December 3, 2013, 12:00 AM

"We recently had to ask a rude customer to leave because of their insistence on wearing and operating Google Glasses inside the restaurant."

The Seattle restaurant Lost Lake Cafe posted this message on its Facebook page in response to a highly publicized incident involving a Google Glass-wearing diner named Nick Starr. While this incident may seem silly, we are likely to see this sort of thing happen more often. After all, this incident involves big blurry issues such as how we integrate new technologies into public and private life. 

With your Google Glasses always on, sending the video streams to Google of your life and those of strangers and “friends” alike, will the very notion of privacy have been finally banished from our lives?

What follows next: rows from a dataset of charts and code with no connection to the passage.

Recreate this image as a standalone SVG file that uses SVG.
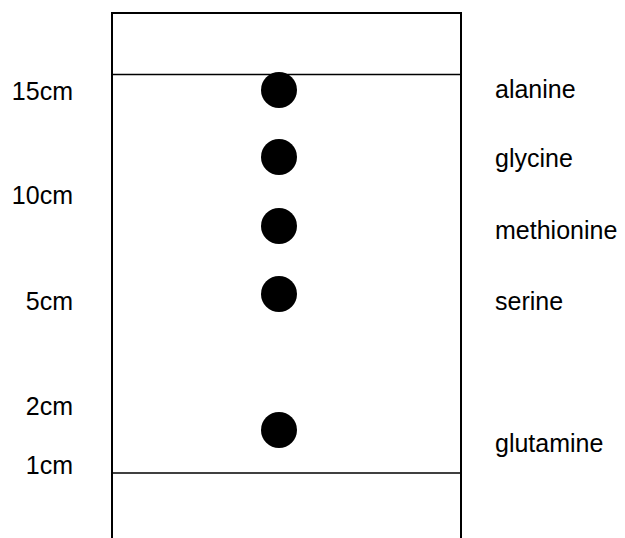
<svg xmlns="http://www.w3.org/2000/svg" width="625" height="538" viewBox="0 0 625 538">
<style>
text{font-family:"Liberation Sans",Arial,sans-serif;font-size:25px;fill:#000}
.l{text-anchor:end}
.box{fill:none;stroke:#000;stroke-width:2}
.ln{stroke:#000;stroke-width:1.6}
.dot{fill:#000}
</style>
<rect width="625" height="538" fill="#fff"/>
<g id="plate">
<path class="box" d="M112 540 V13 H461 V540"/>
<line class="ln" x1="112" y1="74.5" x2="461" y2="74.5"/>
<line class="ln" x1="112" y1="473" x2="461" y2="473"/>
</g>
<g id="scale">
<text class="l" x="73" y="100">15cm</text>
<text class="l" x="73" y="204">10cm</text>
<text class="l" x="73" y="310">5cm</text>
<text class="l" x="73" y="415">2cm</text>
<text class="l" x="73" y="474">1cm</text>
</g>
<g id="alanine"><circle class="dot" cx="279" cy="90" r="18"/><text x="495" y="98">alanine</text></g>
<g id="glycine"><circle class="dot" cx="279" cy="157" r="18"/><text x="495" y="167">glycine</text></g>
<g id="methionine"><circle class="dot" cx="279" cy="226" r="18"/><text x="495" y="239">methionine</text></g>
<g id="serine"><circle class="dot" cx="279" cy="294" r="18"/><text x="495" y="310">serine</text></g>
<g id="glutamine"><circle class="dot" cx="279" cy="430" r="18"/><text x="495" y="452">glutamine</text></g>
<g id="connectors"/>
</svg>
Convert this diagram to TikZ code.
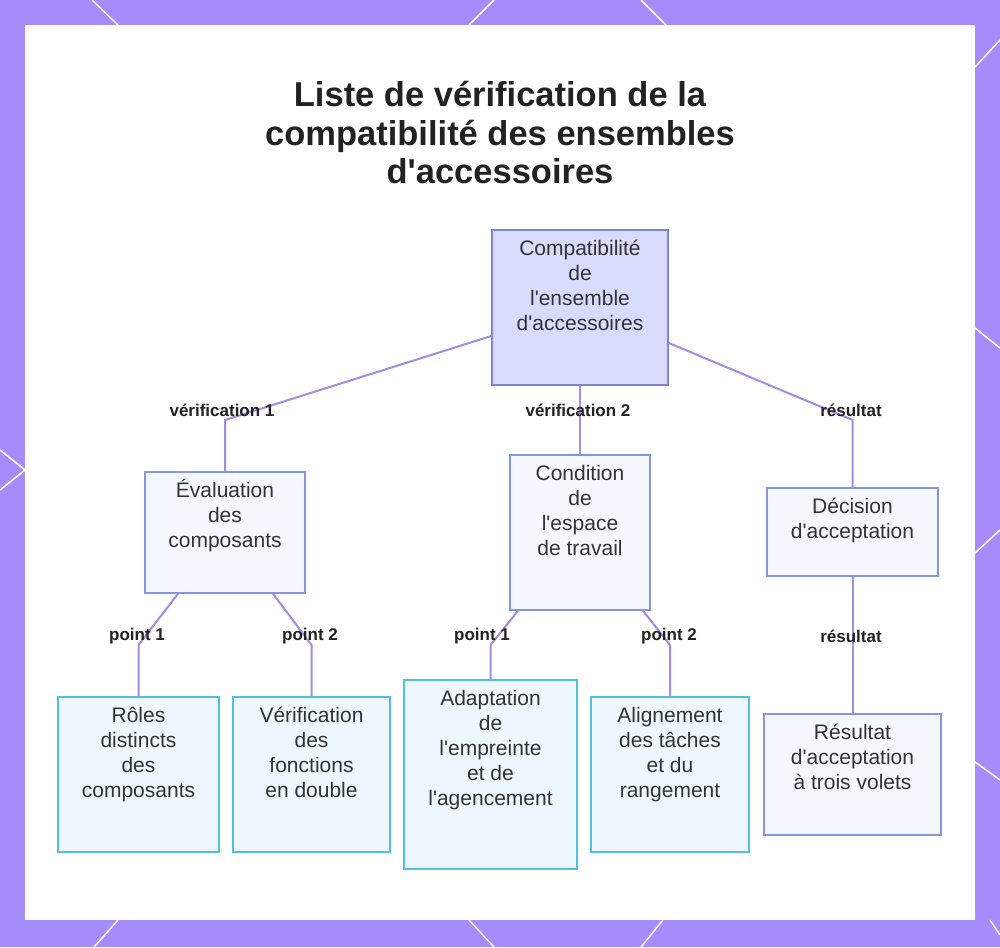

Jonathan Taplin asked this question in a blog post earlier this year, and then provided his own answer in an interview with Big Think, which you can watch below. Taplin, who is the director of the Annenberg Innovation Lab at USC, tells us that one of his graduate students is working on "a simultaneous subtitled translation application for movies." This app would allow a Spanish-speaking person to watch an English language movie and so forth. It could also aid people with hearing impairments. Who wouldn't appreciate an enhancement like that?

On the other hand, let's say someone is wearing Google Glass at a dinner party or at a restaurant like Lost Lake Cafe. We tend to view this application of technology as intrusive. 

"Am I going to regret what I'm saying?" Taplin asks.